Mitcham Grove <1>
11th Jan. 1836
My dear Sir,
I have received your paper <2> safely, the date of my Letter will account for your not getting an answer from London by return of post. Your methods are very remarkable and, as it does not take from their originality that Abel & Poisson <3> have arrived at theorems of a nature somewhat similar, will I think be read with much interest although I doubt whether there are not more points of contact between your methods & theirs than you seem to admit.
I had a long letter from Hamilton <4> a short time since about Mr Jerrard’s solution, <5> he does not seem to have been able yet to make up his mind on the subject. I doubt if in this case much good can be done by arithmetical calculations for various reasons & amongst the rest because Mr Jerrard’s solution is like Cardan’s <6> of the cubic presenting real roots under an imaginary form.
I shall return to Town in about a week and shall be very glad to see you.
Yours very truly
J W Lubbock
H. F. Talbot Esqr
Lacock Abbey
Chippenham
Notes:
1. A house in Mitcham, Surrey.
2. WHFT, ‘Researches in the Integral Calculus, Part One’ Philosophical Transactions of the Royal Society of London, v. 126 part 1, 1836, pp. 177–215.
3. Niels Henrik Abel (1802–1829), mathematician, and Siméon Denis Poisson (1781–1840) both mathematicians, contributed numerous papers on the subject of integral calculus.
4. Sir William Rowan Hamilton (1805–1865), Irish mathematician.

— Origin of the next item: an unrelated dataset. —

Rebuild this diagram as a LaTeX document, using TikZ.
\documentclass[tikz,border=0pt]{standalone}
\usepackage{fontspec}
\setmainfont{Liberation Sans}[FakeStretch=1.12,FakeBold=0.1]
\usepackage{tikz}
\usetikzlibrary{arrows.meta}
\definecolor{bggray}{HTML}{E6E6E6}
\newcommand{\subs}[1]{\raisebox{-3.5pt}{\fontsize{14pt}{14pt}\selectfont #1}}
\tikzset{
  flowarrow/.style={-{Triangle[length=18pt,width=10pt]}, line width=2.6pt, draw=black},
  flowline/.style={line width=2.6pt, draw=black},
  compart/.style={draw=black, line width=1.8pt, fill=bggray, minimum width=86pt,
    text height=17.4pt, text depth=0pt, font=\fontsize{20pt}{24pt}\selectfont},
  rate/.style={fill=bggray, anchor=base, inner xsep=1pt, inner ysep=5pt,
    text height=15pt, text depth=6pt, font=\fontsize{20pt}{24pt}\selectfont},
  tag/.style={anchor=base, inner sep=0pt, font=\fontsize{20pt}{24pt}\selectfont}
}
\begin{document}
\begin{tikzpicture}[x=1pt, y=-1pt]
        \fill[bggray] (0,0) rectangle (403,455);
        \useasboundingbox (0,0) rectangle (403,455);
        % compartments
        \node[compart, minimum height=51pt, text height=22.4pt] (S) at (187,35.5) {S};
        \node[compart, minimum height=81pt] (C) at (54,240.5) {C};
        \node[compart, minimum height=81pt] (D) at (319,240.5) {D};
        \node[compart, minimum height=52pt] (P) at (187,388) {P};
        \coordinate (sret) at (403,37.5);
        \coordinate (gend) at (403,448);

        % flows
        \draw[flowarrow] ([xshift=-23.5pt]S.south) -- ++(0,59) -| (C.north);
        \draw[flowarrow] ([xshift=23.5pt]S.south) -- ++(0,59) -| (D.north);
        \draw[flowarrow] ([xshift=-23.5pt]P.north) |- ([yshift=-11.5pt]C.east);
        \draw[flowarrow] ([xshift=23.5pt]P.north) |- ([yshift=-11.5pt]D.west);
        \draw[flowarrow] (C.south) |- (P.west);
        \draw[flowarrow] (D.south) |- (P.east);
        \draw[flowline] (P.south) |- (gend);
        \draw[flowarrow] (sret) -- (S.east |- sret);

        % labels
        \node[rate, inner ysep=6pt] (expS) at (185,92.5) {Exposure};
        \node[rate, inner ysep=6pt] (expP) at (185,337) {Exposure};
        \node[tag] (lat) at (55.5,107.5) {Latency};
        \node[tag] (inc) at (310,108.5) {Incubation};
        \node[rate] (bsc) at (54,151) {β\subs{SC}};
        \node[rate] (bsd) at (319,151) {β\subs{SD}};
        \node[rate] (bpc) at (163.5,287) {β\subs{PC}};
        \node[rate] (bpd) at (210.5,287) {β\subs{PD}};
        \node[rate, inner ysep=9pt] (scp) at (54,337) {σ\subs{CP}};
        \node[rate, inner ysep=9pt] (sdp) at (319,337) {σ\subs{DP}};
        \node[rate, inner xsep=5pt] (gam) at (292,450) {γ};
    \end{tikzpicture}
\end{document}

5. George Jerrard (1804–1863), mathematician, generalized Erland Bring’s 1786 reduction of a quintic equation to show that a transformation could be applied to an equation of a degree of n to remove several of the terms. It is believed that he knew nothing of Bring’s reduction, and the removal of terms was not considered to be an adequate solution of the problem of equations above the quadratic.
6. Girolamo Cardano (1501–1576), mathematician, was also known as Jerome Cardan.